Records excerpted from a collection
↓

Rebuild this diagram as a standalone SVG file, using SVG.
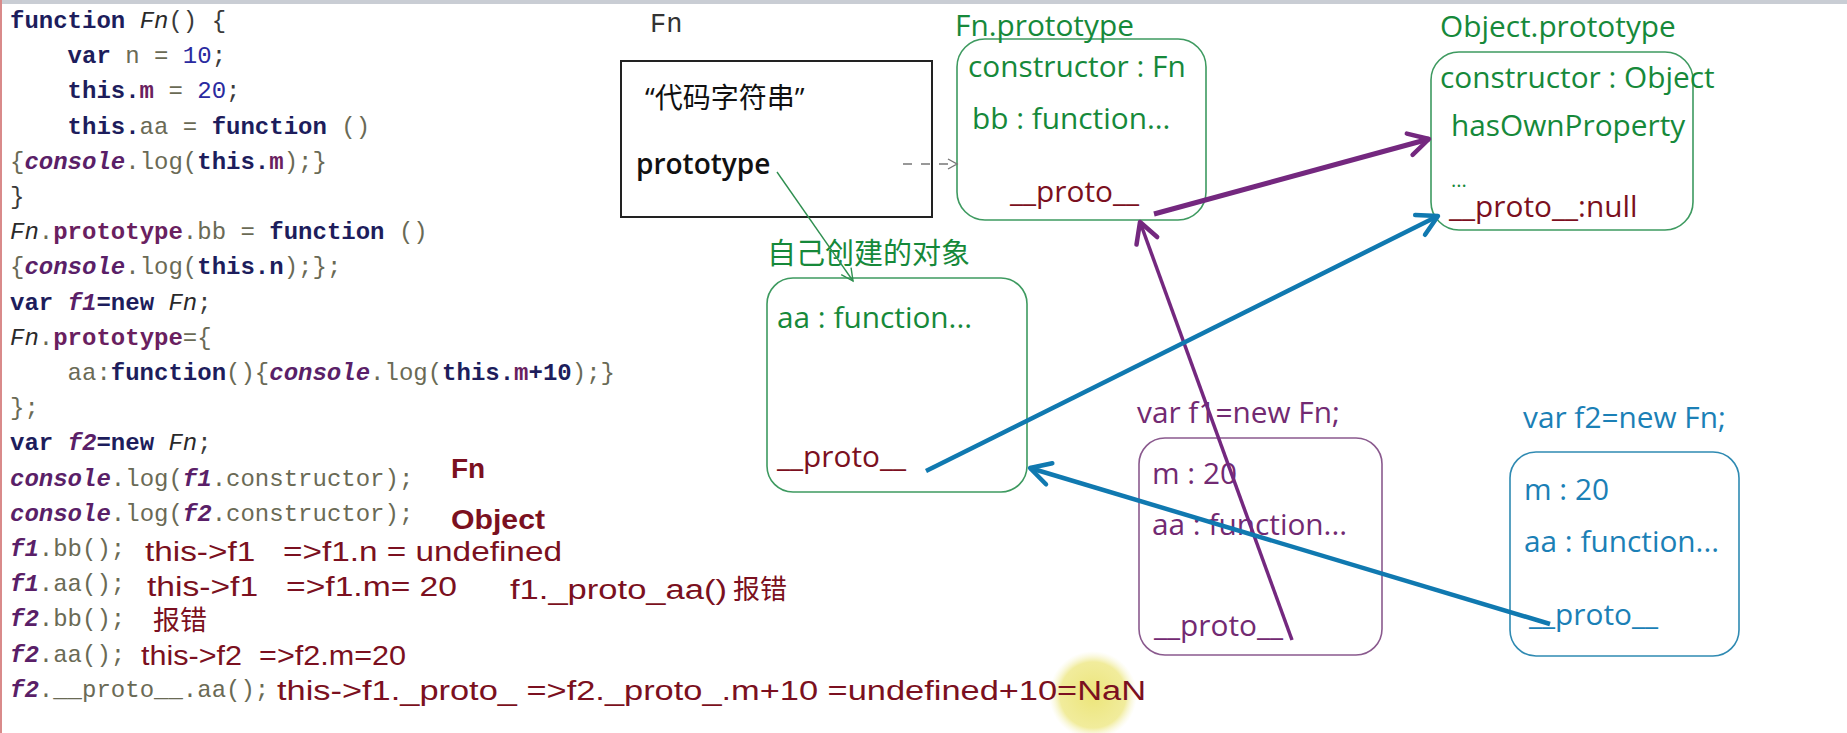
<svg xmlns="http://www.w3.org/2000/svg" width="1847" height="733" viewBox="0 0 1847 733">
<style>
text{white-space:pre}
.code{font-family:"Liberation Mono","DejaVu Sans Mono",monospace;font-size:24px;fill:#3a3a3a}
.k{font-weight:bold;fill:#1d1d5c}
.i{font-style:italic;fill:#2a2a2a}
.c{font-style:italic;font-weight:bold;fill:#5a1f68}
.g{fill:#6a6a55}
.p{font-weight:bold;fill:#6a1f60}
.n{fill:#2a2aa0}
.d{fill:#3a3a3a}
.ann{font-family:"Liberation Sans",Arial,"Noto Sans CJK SC",sans-serif;font-size:27px;fill:#7b1020}
.annb{font-family:"Liberation Sans",Arial,sans-serif;font-size:28px;font-weight:bold;fill:#7b1020}
.lbl{font-family:"Open Sans","Noto Sans","Liberation Sans",sans-serif;font-size:29.8px}
.cjk{font-family:"Noto Sans CJK SC","Noto Sans",sans-serif}
.green{fill:#16893a}
.red{fill:#7b1020}
.purple{fill:#722a72}
.blue{fill:#1b80b6}
.gbox{fill:none;stroke:#3e9a60;stroke-width:1.6}
.pbox{fill:none;stroke:#8a5a8e;stroke-width:1.6}
.bbox{fill:none;stroke:#2f8ab2;stroke-width:1.6}
</style>
<defs>
<marker id="ahP" markerUnits="userSpaceOnUse" viewBox="0 0 30 30" markerWidth="30" markerHeight="30" refX="27" refY="15" orient="auto">
<path d="M7,4 L27,15 L7,26" fill="none" stroke="#74287f" stroke-width="4.5" stroke-linecap="round" stroke-linejoin="round"/>
</marker>
<marker id="ahB" markerUnits="userSpaceOnUse" viewBox="0 0 30 30" markerWidth="30" markerHeight="30" refX="27" refY="15" orient="auto">
<path d="M7,4 L27,15 L7,26" fill="none" stroke="#1079b0" stroke-width="4.5" stroke-linecap="round" stroke-linejoin="round"/>
</marker>
<marker id="ahG" markerUnits="userSpaceOnUse" viewBox="0 0 16 16" markerWidth="16" markerHeight="16" refX="14" refY="8" orient="auto">
<path d="M2,2 L14,8 L2,14" fill="none" stroke="#2f8f50" stroke-width="1.4"/>
</marker>
<marker id="ahD" markerUnits="userSpaceOnUse" viewBox="0 0 14 14" markerWidth="14" markerHeight="14" refX="12" refY="7" orient="auto">
<path d="M3,2 L12,7 L3,12" fill="none" stroke="#777" stroke-width="1.4"/>
</marker>
<radialGradient id="hl">
<stop offset="0" stop-color="#ece57a"/>
<stop offset="0.75" stop-color="#f1ec9c"/>
<stop offset="1" stop-color="#f7f5d0" stop-opacity="0"/>
</radialGradient>
</defs>
<rect x="0" y="0" width="1847" height="733" fill="#ffffff"/>
<rect x="0" y="0" width="1847" height="4" fill="#c9cdd4"/>
<rect x="0" y="0" width="2" height="733" fill="#d98a8a"/>

<g id="code" class="code">
<text x="10" y="28"><tspan class="k">function</tspan> <tspan class="i">Fn</tspan><tspan class="d">() {</tspan></text>
<text x="67.6" y="63.2"><tspan class="k">var</tspan><tspan class="g"> n = </tspan><tspan class="n">10</tspan><tspan class="d">;</tspan></text>
<text x="67.6" y="98.4"><tspan class="k">this.</tspan><tspan class="p">m</tspan><tspan class="g"> = </tspan><tspan class="n">20</tspan><tspan class="d">;</tspan></text>
<text x="67.6" y="133.6"><tspan class="k">this.</tspan><tspan class="g">aa = </tspan><tspan class="k">function</tspan><tspan class="g"> ()</tspan></text>
<text x="10" y="168.8"><tspan class="g">{</tspan><tspan class="c">console</tspan><tspan class="g">.log(</tspan><tspan class="k">this.</tspan><tspan class="p">m</tspan><tspan class="g">);}</tspan></text>
<text x="10" y="204"><tspan class="d">}</tspan></text>
<text x="10" y="239.2"><tspan class="i">Fn</tspan><tspan class="g">.</tspan><tspan class="p">prototype</tspan><tspan class="g">.bb = </tspan><tspan class="k">function</tspan><tspan class="g"> ()</tspan></text>
<text x="10" y="274.4"><tspan class="g">{</tspan><tspan class="c">console</tspan><tspan class="g">.log(</tspan><tspan class="k">this.n</tspan><tspan class="g">);};</tspan></text>
<text x="10" y="309.6"><tspan class="k">var</tspan> <tspan class="c">f1</tspan><tspan class="k">=new</tspan> <tspan class="i">Fn</tspan><tspan class="d">;</tspan></text>
<text x="10" y="344.8"><tspan class="i">Fn</tspan><tspan class="g">.</tspan><tspan class="p">prototype</tspan><tspan class="g">={</tspan></text>
<text x="67.6" y="380"><tspan class="g">aa:</tspan><tspan class="k">function</tspan><tspan class="g">(){</tspan><tspan class="c">console</tspan><tspan class="g">.log(</tspan><tspan class="k">this.</tspan><tspan class="p">m</tspan><tspan class="k">+10</tspan><tspan class="g">);}</tspan></text>
<text x="10" y="415.2"><tspan class="g">};</tspan></text>
<text x="10" y="450.4"><tspan class="k">var</tspan> <tspan class="c">f2</tspan><tspan class="k">=new</tspan> <tspan class="i">Fn</tspan><tspan class="d">;</tspan></text>
<text x="10" y="485.6"><tspan class="c">console</tspan><tspan class="g">.log(</tspan><tspan class="c">f1</tspan><tspan class="g">.constructor);</tspan></text>
<text x="10" y="520.8"><tspan class="c">console</tspan><tspan class="g">.log(</tspan><tspan class="c">f2</tspan><tspan class="g">.constructor);</tspan></text>
<text x="10" y="556"><tspan class="c">f1</tspan><tspan class="g">.bb();</tspan></text>
<text x="10" y="591.2"><tspan class="c">f1</tspan><tspan class="g">.aa();</tspan></text>
<text x="10" y="626.4"><tspan class="c">f2</tspan><tspan class="g">.bb();</tspan></text>
<text x="10" y="661.6"><tspan class="c">f2</tspan><tspan class="g">.aa();</tspan></text>
<text x="10" y="696.8"><tspan class="c">f2</tspan><tspan class="g">.__proto__.aa();</tspan></text>
</g>

<circle cx="1093" cy="695" r="44" fill="url(#hl)"/>

<g id="annotations">
<text class="annb" x="451" y="478">Fn</text>
<text class="annb" x="451" y="529" textLength="94" lengthAdjust="spacingAndGlyphs">Object</text>
<text class="ann" x="145" y="561" textLength="417" lengthAdjust="spacingAndGlyphs">this-&gt;f1   =&gt;f1.n = undefined</text>
<text class="ann" x="147" y="596" textLength="310" lengthAdjust="spacingAndGlyphs">this-&gt;f1   =&gt;f1.m= 20</text>
<text class="ann" x="510" y="599" textLength="217" lengthAdjust="spacingAndGlyphs">f1._proto_aa()</text>
<text class="ann" x="733" y="599">报错</text>
<text class="ann" x="153" y="630">报错</text>
<text class="ann" x="141" y="665" textLength="265" lengthAdjust="spacingAndGlyphs">this-&gt;f2  =&gt;f2.m=20</text>
<text class="ann" x="277" y="700" textLength="869" lengthAdjust="spacingAndGlyphs">this-&gt;f1._proto_ =&gt;f2._proto_.m+10 =undefined+10=NaN</text>
</g>

<g id="node-fn">
<text x="650" y="32" style="font-family:'Liberation Mono',monospace;font-size:27px;fill:#333">Fn</text>
<rect x="621" y="61" width="311" height="156" fill="none" stroke="#222" stroke-width="2"/>
<text x="645" y="108" style="font-size:28px;fill:#111"><tspan style="font-family:'Open Sans',sans-serif">“</tspan><tspan class="cjk">代码字符串</tspan><tspan style="font-family:'Open Sans',sans-serif">”</tspan></text>
<text class="lbl" x="636" y="174" style="fill:#111;font-weight:600;font-size:28px">prototype</text>
</g>

<g id="node-fnproto">
<rect class="gbox" x="957" y="39" width="249" height="181" rx="28"/>
<text class="lbl green" x="955" y="36">Fn.prototype</text>
<text class="lbl green" x="968" y="77">constructor : Fn</text>
<text class="lbl green" x="972" y="129">bb : function...</text>
<text class="lbl red" x="1010" y="202">__proto__</text>
</g>

<g id="node-self">
<text class="lbl green cjk" x="767" y="264" style="font-size:29px">自己创建的对象</text>
<rect class="gbox" x="767" y="278" width="260" height="214" rx="26"/>
<text class="lbl green" x="777" y="328">aa : function...</text>
<text class="lbl red" x="777" y="467">__proto__</text>
</g>

<g id="node-objproto">
<text class="lbl green" x="1440" y="37">Object.prototype</text>
<rect class="gbox" x="1431" y="52" width="262" height="178" rx="28"/>
<text class="lbl green" x="1440" y="88">constructor : Object</text>
<text class="lbl green" x="1451" y="136">hasOwnProperty</text>
<text class="lbl green" x="1451" y="187" style="font-size:20px">...</text>
<text class="lbl red" x="1449" y="217">__proto__:null</text>
</g>

<g id="node-f1">
<text class="lbl purple" x="1137" y="423">var f1=new Fn;</text>
<rect class="pbox" x="1139" y="438" width="243" height="217" rx="26"/>
<text class="lbl purple" x="1152" y="484">m : 20</text>
<text class="lbl purple" x="1152" y="535">aa : function...</text>
<text class="lbl purple" x="1154" y="636">__proto__</text>
</g>

<g id="node-f2">
<text class="lbl blue" x="1523" y="428">var f2=new Fn;</text>
<rect class="bbox" x="1510" y="452" width="229" height="204" rx="26"/>
<text class="lbl blue" x="1524" y="500">m : 20</text>
<text class="lbl blue" x="1524" y="552">aa : function...</text>
<text class="lbl blue" x="1529" y="625">__proto__</text>
</g>

<g id="connectors" fill="none">
<line x1="903" y1="164" x2="957" y2="164" stroke="#777" stroke-width="1.4" stroke-dasharray="9,9" marker-end="url(#ahD)"/>
<line x1="777" y1="172" x2="853" y2="281" stroke="#2f8f50" stroke-width="1.4" marker-end="url(#ahG)"/>
<line x1="1154" y1="214" x2="1429" y2="139" stroke="#74287f" stroke-width="5" marker-end="url(#ahP)"/>
<line x1="1292" y1="640" x2="1140" y2="222" stroke="#74287f" stroke-width="3.5" marker-end="url(#ahP)"/>
<line x1="926" y1="471" x2="1438" y2="216" stroke="#1079b0" stroke-width="4.5" marker-end="url(#ahB)"/>
<line x1="1550" y1="624" x2="1030" y2="468" stroke="#1079b0" stroke-width="4.5" marker-end="url(#ahB)"/>
</g>
</svg>
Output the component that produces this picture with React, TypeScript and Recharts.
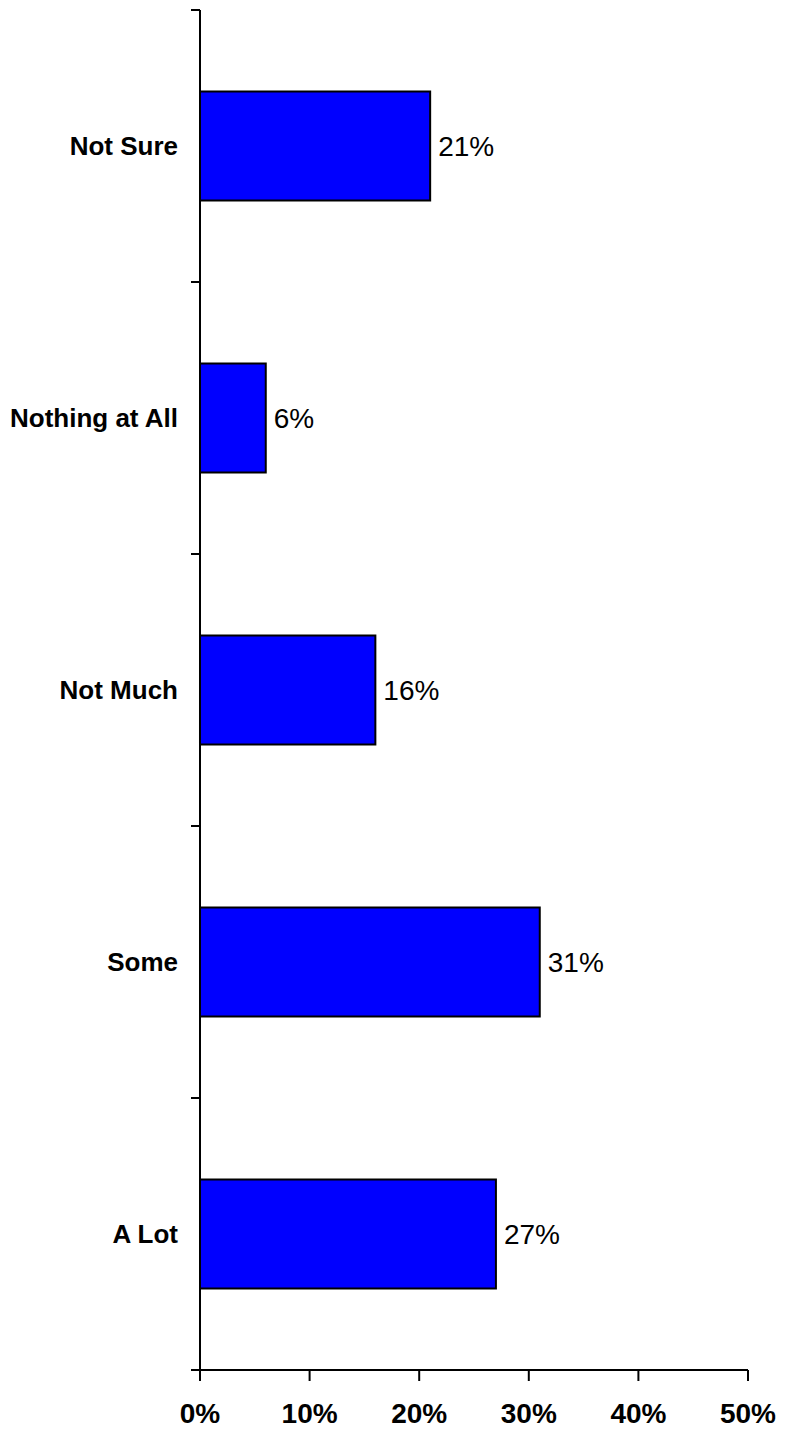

↑

[WHAT IS BEING ASKED]: Lines containing the word "this" are to be tallied; report only the total.

[RESPONSE TO THE TASK]: 11